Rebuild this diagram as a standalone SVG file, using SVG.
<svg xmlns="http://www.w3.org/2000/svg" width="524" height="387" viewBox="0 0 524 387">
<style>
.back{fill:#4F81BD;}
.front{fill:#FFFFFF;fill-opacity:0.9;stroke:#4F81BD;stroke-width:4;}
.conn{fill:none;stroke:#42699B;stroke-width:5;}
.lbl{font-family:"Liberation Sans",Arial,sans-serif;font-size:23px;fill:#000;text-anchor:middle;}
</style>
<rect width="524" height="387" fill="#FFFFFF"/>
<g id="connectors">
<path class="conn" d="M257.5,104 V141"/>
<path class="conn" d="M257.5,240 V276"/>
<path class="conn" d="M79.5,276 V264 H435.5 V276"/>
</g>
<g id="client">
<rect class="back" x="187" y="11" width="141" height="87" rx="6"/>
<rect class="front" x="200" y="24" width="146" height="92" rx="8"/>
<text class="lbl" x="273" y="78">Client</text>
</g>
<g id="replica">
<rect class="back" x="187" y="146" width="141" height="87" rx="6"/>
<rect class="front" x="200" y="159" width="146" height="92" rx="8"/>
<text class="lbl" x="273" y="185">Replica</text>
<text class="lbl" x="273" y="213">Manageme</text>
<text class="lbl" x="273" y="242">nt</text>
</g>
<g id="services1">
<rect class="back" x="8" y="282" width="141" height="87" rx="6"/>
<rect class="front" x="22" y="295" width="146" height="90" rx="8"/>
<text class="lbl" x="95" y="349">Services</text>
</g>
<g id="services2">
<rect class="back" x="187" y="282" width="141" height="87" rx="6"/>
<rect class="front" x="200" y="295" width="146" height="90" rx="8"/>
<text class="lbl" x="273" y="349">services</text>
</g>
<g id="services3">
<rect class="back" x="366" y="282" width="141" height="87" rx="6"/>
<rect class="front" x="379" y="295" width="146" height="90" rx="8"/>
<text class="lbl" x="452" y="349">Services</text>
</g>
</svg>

....................

_Objective_: Word for word, write out the data.

_Worked answer_:
Rebuild this diagram as a standalone SVG file, using SVG.
<svg xmlns="http://www.w3.org/2000/svg" width="524" height="387" viewBox="0 0 524 387">
<style>
.back{fill:#4F81BD;}
.front{fill:#FFFFFF;fill-opacity:0.9;stroke:#4F81BD;stroke-width:4;}
.conn{fill:none;stroke:#42699B;stroke-width:5;}
.lbl{font-family:"Liberation Sans",Arial,sans-serif;font-size:23px;fill:#000;text-anchor:middle;}
</style>
<rect width="524" height="387" fill="#FFFFFF"/>
<g id="connectors">
<path class="conn" d="M257.5,104 V141"/>
<path class="conn" d="M257.5,240 V276"/>
<path class="conn" d="M79.5,276 V264 H435.5 V276"/>
</g>
<g id="client">
<rect class="back" x="187" y="11" width="141" height="87" rx="6"/>
<rect class="front" x="200" y="24" width="146" height="92" rx="8"/>
<text class="lbl" x="273" y="78">Client</text>
</g>
<g id="replica">
<rect class="back" x="187" y="146" width="141" height="87" rx="6"/>
<rect class="front" x="200" y="159" width="146" height="92" rx="8"/>
<text class="lbl" x="273" y="185">Replica</text>
<text class="lbl" x="273" y="213">Manageme</text>
<text class="lbl" x="273" y="242">nt</text>
</g>
<g id="services1">
<rect class="back" x="8" y="282" width="141" height="87" rx="6"/>
<rect class="front" x="22" y="295" width="146" height="90" rx="8"/>
<text class="lbl" x="95" y="349">Services</text>
</g>
<g id="services2">
<rect class="back" x="187" y="282" width="141" height="87" rx="6"/>
<rect class="front" x="200" y="295" width="146" height="90" rx="8"/>
<text class="lbl" x="273" y="349">services</text>
</g>
<g id="services3">
<rect class="back" x="366" y="282" width="141" height="87" rx="6"/>
<rect class="front" x="379" y="295" width="146" height="90" rx="8"/>
<text class="lbl" x="452" y="349">Services</text>
</g>
</svg>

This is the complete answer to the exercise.